Charts and diagrams as code:
---*---

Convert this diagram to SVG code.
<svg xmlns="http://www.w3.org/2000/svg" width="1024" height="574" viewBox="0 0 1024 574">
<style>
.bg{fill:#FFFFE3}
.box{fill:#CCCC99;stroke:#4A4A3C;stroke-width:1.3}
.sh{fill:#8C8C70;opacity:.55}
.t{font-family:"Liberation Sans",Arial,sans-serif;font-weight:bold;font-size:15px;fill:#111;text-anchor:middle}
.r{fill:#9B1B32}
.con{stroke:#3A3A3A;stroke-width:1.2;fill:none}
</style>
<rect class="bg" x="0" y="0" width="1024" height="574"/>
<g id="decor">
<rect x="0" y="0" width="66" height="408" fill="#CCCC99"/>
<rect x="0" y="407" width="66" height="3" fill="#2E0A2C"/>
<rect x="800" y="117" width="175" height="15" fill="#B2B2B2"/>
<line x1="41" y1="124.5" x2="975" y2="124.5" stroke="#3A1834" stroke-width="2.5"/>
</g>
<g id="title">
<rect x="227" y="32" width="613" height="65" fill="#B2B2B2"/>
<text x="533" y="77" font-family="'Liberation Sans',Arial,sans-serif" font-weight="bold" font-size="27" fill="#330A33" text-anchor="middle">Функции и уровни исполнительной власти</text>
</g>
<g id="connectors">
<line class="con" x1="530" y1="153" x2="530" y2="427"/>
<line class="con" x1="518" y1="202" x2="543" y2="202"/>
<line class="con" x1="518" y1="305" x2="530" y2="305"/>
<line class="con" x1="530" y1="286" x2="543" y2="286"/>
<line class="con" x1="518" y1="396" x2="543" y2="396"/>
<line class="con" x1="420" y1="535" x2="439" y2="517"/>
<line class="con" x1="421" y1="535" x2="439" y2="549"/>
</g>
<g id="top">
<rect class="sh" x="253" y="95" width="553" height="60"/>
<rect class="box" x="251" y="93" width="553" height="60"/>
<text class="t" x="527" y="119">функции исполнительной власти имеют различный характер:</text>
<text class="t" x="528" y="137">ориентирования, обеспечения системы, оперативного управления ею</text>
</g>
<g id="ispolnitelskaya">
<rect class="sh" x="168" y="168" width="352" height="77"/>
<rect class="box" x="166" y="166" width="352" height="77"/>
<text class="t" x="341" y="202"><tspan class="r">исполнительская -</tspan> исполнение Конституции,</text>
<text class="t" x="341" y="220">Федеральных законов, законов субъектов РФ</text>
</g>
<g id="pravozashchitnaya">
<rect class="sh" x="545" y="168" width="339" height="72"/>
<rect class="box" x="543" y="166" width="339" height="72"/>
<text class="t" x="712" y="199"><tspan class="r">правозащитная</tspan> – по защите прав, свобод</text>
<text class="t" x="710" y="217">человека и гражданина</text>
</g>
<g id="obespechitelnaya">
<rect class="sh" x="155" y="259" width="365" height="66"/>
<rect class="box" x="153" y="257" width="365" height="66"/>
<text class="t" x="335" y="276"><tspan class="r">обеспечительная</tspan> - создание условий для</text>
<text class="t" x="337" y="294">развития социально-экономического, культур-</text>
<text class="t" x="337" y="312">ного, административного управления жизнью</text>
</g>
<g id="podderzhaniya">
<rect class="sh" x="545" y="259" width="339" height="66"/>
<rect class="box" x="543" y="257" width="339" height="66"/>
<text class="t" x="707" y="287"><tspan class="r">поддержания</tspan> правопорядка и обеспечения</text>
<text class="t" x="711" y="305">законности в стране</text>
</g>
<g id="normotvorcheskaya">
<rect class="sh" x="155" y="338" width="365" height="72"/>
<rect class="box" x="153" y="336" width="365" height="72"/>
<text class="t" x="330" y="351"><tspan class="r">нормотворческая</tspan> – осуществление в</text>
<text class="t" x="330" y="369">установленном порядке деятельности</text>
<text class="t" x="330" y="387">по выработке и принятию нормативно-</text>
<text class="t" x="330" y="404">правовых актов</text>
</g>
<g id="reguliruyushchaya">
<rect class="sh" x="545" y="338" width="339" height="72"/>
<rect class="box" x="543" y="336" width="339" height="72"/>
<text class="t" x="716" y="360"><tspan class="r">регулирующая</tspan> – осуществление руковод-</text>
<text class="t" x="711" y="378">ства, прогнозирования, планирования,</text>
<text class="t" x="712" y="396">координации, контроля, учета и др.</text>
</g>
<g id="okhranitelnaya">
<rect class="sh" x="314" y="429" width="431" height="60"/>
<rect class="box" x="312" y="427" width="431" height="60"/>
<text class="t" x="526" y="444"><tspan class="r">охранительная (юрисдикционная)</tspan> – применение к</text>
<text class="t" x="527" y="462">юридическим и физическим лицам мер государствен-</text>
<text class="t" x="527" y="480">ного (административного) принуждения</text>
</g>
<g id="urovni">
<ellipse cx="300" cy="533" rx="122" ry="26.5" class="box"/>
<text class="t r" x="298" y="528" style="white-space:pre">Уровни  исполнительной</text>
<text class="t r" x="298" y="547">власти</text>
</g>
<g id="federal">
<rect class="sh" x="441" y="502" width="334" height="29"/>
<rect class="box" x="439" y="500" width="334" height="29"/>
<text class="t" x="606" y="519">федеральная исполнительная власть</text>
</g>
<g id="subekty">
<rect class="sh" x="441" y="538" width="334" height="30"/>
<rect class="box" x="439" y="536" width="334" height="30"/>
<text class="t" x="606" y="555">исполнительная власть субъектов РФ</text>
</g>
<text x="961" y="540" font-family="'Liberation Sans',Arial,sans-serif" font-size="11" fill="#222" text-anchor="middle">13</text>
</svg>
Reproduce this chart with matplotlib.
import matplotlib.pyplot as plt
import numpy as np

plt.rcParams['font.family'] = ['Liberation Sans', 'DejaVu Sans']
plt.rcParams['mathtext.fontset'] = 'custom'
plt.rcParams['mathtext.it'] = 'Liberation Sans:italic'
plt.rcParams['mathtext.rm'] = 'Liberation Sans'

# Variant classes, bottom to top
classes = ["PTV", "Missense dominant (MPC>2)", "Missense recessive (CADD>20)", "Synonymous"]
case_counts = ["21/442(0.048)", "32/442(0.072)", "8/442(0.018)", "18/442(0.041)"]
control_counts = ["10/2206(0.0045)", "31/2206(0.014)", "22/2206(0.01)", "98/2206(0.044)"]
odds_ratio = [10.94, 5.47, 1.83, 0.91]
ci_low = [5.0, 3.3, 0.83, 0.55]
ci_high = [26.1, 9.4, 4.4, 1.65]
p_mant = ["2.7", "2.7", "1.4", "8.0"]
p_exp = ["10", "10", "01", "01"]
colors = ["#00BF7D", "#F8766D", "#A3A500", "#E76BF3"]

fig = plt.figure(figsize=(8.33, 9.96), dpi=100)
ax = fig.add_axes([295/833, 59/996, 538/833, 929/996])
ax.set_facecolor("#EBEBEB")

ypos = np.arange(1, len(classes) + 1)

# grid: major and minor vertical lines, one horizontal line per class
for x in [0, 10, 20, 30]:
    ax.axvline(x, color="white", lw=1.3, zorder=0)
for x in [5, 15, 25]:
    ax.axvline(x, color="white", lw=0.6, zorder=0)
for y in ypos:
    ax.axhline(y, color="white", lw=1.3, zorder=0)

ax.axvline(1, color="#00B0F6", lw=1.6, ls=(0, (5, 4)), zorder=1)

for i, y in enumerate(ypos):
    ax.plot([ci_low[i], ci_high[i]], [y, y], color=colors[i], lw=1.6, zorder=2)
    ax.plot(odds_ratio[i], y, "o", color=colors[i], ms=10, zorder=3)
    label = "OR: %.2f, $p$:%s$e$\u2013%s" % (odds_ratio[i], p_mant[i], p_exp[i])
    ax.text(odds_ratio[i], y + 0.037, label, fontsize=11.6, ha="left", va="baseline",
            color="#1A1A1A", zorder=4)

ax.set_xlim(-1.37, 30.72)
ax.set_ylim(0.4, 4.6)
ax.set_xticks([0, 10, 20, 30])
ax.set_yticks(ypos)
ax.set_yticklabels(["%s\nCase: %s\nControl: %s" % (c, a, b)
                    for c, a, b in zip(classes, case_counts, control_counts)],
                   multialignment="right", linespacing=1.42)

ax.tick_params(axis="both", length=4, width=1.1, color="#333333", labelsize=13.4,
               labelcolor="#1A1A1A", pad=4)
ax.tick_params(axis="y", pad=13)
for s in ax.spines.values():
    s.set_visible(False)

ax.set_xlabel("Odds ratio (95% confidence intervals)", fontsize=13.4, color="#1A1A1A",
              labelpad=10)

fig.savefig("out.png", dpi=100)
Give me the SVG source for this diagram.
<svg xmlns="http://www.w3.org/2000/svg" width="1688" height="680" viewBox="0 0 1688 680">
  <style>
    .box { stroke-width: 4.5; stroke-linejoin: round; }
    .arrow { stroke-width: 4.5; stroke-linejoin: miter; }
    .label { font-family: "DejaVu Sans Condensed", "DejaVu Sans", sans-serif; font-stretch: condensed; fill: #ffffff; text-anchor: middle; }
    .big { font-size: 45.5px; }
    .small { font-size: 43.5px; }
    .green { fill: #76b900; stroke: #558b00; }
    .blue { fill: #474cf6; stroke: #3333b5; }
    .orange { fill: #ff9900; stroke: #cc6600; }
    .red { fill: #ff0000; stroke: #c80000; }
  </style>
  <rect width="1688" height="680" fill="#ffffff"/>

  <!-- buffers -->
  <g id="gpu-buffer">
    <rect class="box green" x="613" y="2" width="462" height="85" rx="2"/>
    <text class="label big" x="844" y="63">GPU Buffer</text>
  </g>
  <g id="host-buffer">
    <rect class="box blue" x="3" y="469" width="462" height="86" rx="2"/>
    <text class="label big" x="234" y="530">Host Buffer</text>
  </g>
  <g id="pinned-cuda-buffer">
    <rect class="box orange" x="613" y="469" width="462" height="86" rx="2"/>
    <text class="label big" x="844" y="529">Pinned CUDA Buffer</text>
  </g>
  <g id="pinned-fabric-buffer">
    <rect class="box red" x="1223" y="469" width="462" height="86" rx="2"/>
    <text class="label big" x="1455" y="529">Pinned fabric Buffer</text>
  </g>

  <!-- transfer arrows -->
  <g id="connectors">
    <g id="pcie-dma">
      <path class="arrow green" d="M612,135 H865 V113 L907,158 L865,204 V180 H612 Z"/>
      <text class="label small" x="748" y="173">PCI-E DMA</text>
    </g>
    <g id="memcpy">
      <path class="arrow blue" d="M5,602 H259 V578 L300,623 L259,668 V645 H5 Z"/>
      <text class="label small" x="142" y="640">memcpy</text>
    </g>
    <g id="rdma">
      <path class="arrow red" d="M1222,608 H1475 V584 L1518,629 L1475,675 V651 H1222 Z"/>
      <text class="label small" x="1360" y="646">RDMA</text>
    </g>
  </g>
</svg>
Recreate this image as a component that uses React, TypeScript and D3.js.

---*---

» **STATED EXERCISE**
Exactly repeat the lines from the line with "Reproduce this chart with matplotlib." to the line with "plt.rcParams['mathtext.rm'] = 'Liberation", including both, and output nothing else.

» **WRITTEN ANSWER**
Reproduce this chart with matplotlib.
import matplotlib.pyplot as plt
import numpy as np

plt.rcParams['font.family'] = ['Liberation Sans', 'DejaVu Sans']
plt.rcParams['mathtext.fontset'] = 'custom'
plt.rcParams['mathtext.it'] = 'Liberation Sans:italic'
plt.rcParams['mathtext.rm'] = 'Liberation Sans'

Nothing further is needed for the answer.